### WHAT NEEDS TO BE DONE
Below, locate the line that contains "What React, TypeScript". Repeat exactly from that line to the line that contains "import * as", inclusive, leaving out the pictures.

++++++++++++++++++++

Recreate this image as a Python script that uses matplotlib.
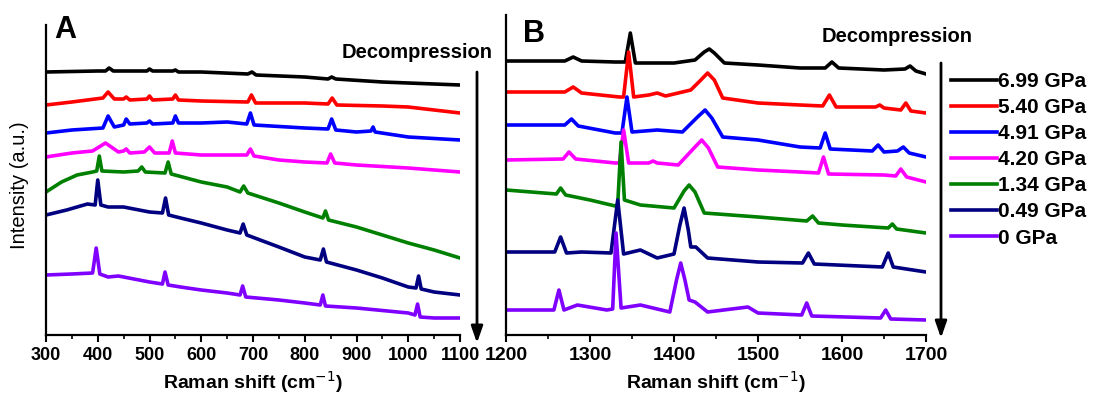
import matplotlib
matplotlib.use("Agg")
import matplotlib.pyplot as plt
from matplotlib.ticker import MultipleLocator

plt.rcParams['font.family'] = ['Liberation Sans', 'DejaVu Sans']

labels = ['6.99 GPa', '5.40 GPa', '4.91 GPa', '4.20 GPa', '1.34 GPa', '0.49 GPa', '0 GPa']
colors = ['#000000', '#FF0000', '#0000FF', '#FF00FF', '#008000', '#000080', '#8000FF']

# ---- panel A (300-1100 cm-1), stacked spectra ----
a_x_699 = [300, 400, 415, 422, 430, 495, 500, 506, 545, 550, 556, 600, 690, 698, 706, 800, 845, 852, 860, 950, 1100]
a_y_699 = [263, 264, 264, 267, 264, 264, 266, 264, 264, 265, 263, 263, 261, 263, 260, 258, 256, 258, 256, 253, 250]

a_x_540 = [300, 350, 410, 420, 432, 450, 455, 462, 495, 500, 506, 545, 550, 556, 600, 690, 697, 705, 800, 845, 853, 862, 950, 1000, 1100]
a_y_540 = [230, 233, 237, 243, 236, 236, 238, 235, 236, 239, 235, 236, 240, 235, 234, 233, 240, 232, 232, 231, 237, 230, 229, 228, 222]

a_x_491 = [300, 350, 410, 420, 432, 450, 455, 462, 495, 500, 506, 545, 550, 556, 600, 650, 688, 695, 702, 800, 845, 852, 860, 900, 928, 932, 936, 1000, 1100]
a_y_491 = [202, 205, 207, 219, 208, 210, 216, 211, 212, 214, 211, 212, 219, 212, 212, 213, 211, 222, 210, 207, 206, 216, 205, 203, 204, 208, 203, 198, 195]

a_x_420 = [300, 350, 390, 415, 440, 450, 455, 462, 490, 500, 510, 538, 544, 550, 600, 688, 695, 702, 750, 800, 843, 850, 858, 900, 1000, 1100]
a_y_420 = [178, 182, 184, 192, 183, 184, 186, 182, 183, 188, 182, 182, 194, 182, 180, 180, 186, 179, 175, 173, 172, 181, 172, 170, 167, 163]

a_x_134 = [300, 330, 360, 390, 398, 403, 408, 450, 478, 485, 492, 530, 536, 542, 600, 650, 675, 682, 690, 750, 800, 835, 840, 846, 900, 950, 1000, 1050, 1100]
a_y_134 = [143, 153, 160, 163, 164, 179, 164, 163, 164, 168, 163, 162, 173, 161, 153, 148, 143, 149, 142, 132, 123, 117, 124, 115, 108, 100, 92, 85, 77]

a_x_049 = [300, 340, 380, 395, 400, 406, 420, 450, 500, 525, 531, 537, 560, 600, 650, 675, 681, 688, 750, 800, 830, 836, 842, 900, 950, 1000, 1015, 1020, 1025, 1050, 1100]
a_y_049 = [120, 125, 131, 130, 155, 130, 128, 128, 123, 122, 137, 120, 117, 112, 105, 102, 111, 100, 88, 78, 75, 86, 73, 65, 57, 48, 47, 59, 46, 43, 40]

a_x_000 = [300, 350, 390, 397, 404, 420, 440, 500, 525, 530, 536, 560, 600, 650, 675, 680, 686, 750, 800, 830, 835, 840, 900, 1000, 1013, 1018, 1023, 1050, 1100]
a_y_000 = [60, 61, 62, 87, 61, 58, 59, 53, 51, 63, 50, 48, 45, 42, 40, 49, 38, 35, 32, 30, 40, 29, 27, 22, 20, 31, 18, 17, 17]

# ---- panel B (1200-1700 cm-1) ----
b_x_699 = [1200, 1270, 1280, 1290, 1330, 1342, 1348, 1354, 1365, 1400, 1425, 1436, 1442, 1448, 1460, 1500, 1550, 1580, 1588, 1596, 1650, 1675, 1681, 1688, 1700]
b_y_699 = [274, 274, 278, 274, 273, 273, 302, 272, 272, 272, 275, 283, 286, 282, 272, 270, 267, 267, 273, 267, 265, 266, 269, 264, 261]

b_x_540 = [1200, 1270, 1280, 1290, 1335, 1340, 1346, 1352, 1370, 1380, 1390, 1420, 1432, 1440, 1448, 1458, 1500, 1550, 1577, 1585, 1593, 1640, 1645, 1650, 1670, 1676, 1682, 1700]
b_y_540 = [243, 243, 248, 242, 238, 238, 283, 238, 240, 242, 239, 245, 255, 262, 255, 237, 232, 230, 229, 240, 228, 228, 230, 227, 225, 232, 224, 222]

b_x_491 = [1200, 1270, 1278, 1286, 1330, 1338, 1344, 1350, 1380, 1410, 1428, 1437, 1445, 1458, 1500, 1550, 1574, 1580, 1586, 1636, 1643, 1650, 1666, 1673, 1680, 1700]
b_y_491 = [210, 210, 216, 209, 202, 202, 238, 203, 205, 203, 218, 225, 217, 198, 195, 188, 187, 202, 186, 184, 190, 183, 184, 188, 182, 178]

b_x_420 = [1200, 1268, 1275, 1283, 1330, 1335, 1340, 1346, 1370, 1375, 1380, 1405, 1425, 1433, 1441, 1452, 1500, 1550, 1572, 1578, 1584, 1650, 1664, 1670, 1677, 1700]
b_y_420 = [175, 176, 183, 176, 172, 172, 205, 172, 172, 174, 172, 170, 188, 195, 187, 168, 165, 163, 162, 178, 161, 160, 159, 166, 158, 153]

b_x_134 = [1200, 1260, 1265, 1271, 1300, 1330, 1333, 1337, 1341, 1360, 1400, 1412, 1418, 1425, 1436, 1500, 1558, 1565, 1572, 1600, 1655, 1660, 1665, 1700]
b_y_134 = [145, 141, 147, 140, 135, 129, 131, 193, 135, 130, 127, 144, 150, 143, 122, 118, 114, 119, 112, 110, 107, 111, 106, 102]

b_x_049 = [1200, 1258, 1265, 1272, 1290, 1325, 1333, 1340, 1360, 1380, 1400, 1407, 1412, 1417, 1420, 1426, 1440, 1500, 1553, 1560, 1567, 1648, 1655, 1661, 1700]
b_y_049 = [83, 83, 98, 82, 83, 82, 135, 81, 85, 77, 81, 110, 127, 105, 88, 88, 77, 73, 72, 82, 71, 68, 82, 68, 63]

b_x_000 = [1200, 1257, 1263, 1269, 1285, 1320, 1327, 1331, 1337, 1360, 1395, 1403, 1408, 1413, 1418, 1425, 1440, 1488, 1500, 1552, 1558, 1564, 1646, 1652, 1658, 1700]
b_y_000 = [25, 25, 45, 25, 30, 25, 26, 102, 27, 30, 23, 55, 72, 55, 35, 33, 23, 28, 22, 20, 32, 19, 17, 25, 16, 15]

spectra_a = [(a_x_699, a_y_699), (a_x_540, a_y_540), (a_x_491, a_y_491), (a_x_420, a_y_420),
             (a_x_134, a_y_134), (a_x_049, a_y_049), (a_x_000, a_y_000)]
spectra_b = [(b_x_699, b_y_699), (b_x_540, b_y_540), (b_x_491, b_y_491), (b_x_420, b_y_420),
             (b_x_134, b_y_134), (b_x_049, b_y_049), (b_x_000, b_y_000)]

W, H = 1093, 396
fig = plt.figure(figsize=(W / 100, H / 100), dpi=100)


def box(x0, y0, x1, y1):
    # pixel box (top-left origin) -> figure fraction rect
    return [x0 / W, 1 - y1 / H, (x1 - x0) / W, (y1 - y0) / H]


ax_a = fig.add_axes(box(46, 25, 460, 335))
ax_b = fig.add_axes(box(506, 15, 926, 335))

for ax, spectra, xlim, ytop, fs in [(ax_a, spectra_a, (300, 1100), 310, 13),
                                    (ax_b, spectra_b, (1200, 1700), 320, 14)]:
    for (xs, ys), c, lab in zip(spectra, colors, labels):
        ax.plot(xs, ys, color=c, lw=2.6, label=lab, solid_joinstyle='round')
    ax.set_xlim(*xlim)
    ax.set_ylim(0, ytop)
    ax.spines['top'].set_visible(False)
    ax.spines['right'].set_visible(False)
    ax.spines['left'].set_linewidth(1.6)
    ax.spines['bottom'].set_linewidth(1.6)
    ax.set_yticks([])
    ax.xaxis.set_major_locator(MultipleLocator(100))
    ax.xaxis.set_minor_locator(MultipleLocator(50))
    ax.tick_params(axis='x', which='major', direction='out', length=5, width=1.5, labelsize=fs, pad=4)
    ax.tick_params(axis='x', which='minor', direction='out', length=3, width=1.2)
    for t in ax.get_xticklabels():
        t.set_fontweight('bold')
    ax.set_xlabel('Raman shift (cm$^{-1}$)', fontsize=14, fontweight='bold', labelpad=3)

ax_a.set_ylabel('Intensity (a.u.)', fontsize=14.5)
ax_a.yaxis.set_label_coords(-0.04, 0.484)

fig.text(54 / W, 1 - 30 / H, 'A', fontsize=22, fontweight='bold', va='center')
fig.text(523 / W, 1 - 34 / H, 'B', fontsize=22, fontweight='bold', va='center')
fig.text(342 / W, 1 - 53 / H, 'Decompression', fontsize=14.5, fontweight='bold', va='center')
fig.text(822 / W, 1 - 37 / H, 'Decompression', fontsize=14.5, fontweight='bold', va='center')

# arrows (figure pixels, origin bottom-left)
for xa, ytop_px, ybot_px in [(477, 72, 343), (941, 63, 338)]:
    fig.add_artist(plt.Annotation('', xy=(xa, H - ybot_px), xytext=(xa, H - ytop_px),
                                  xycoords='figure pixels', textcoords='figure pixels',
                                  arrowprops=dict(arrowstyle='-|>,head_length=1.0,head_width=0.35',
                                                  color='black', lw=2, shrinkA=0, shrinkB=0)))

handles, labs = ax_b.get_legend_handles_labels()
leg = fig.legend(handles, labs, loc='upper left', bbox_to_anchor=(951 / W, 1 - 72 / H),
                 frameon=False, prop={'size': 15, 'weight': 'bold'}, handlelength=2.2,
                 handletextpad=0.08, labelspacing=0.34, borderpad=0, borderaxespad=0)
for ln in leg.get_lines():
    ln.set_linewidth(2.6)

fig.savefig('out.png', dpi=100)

++++++++++++++++++++

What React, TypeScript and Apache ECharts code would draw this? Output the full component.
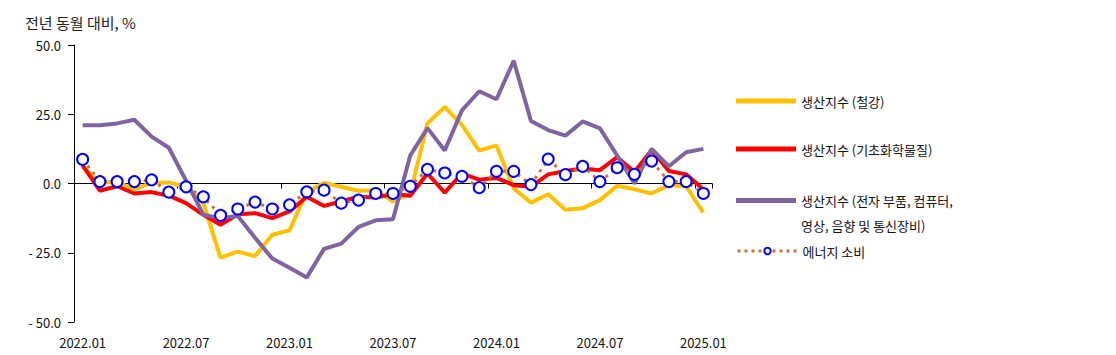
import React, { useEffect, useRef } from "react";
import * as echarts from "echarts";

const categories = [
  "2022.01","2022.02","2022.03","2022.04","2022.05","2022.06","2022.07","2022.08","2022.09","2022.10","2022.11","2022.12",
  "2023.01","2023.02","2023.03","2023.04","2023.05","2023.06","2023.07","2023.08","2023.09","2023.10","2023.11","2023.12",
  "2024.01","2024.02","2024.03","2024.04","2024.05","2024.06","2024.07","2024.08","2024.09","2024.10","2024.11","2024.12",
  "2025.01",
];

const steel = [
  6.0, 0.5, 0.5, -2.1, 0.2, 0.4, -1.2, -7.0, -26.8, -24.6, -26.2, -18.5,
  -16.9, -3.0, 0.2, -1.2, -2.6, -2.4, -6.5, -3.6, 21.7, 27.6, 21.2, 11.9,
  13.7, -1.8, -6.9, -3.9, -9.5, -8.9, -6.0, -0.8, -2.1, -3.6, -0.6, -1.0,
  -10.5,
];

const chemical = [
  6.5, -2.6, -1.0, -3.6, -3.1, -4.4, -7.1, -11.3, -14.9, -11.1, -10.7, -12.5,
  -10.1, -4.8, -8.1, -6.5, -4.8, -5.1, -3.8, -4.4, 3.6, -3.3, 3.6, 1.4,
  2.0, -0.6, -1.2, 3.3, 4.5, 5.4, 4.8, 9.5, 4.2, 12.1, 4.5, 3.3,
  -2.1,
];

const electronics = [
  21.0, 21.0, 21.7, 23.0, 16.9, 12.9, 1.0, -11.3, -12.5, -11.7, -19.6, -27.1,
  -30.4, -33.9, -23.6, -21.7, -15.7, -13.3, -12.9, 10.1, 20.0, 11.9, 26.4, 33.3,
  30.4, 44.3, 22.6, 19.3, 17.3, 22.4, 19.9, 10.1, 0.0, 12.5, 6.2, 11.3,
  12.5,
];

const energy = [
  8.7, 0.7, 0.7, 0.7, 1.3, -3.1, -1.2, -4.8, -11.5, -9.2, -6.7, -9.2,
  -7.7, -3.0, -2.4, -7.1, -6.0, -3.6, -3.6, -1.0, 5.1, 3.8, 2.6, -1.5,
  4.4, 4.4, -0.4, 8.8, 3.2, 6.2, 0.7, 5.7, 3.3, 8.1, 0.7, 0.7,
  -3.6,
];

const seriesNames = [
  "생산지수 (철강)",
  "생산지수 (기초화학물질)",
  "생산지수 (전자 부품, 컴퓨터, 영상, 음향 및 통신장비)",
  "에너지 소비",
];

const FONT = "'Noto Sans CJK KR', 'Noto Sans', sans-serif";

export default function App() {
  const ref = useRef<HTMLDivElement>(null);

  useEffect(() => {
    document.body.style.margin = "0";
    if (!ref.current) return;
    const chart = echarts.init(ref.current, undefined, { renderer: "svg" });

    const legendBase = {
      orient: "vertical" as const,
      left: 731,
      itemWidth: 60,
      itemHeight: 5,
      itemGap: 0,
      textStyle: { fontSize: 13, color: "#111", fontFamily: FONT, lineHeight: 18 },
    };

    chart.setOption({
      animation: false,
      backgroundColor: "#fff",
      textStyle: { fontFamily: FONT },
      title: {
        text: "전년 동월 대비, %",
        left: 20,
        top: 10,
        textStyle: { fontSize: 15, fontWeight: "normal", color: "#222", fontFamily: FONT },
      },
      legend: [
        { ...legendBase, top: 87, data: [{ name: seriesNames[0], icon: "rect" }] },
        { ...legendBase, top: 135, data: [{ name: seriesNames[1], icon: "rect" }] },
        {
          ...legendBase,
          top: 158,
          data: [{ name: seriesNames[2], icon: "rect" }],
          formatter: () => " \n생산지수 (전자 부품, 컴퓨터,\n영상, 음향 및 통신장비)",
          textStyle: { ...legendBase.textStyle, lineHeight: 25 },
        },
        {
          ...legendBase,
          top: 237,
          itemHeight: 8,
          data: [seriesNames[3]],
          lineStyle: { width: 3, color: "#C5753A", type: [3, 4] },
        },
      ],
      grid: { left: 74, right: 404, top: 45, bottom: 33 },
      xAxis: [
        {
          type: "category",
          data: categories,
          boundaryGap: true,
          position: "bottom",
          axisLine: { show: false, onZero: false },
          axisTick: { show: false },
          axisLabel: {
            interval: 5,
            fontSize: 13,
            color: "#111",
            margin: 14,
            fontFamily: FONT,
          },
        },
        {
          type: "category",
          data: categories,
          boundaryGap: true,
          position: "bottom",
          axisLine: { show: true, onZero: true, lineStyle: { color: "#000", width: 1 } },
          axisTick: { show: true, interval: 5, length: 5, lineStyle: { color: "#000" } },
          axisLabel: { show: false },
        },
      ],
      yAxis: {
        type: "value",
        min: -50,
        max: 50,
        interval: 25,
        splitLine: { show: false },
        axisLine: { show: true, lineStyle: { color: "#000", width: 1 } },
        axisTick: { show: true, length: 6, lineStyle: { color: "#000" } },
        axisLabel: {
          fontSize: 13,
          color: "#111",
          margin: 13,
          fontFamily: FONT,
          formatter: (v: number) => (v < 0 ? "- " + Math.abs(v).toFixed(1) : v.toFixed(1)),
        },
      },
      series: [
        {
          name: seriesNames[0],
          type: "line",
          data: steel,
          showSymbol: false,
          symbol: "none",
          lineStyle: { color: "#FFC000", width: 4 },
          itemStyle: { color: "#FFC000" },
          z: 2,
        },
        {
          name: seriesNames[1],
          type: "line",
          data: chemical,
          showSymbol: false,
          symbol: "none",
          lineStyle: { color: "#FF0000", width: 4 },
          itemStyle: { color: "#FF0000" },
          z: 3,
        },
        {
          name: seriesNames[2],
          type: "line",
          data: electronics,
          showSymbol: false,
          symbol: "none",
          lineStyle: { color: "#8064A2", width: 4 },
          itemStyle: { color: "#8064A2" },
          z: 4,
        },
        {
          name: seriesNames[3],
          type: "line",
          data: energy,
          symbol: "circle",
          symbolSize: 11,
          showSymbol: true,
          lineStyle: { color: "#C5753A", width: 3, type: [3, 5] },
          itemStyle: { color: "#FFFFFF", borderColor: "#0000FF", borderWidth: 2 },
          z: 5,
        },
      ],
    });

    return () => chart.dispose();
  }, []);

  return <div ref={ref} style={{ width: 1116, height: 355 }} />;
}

++++++++++++++++++++

### SOLUTION
What React, TypeScript and Apache ECharts code would draw this? Output the full component.
import React, { useEffect, useRef } from "react";
import * as echarts from "echarts";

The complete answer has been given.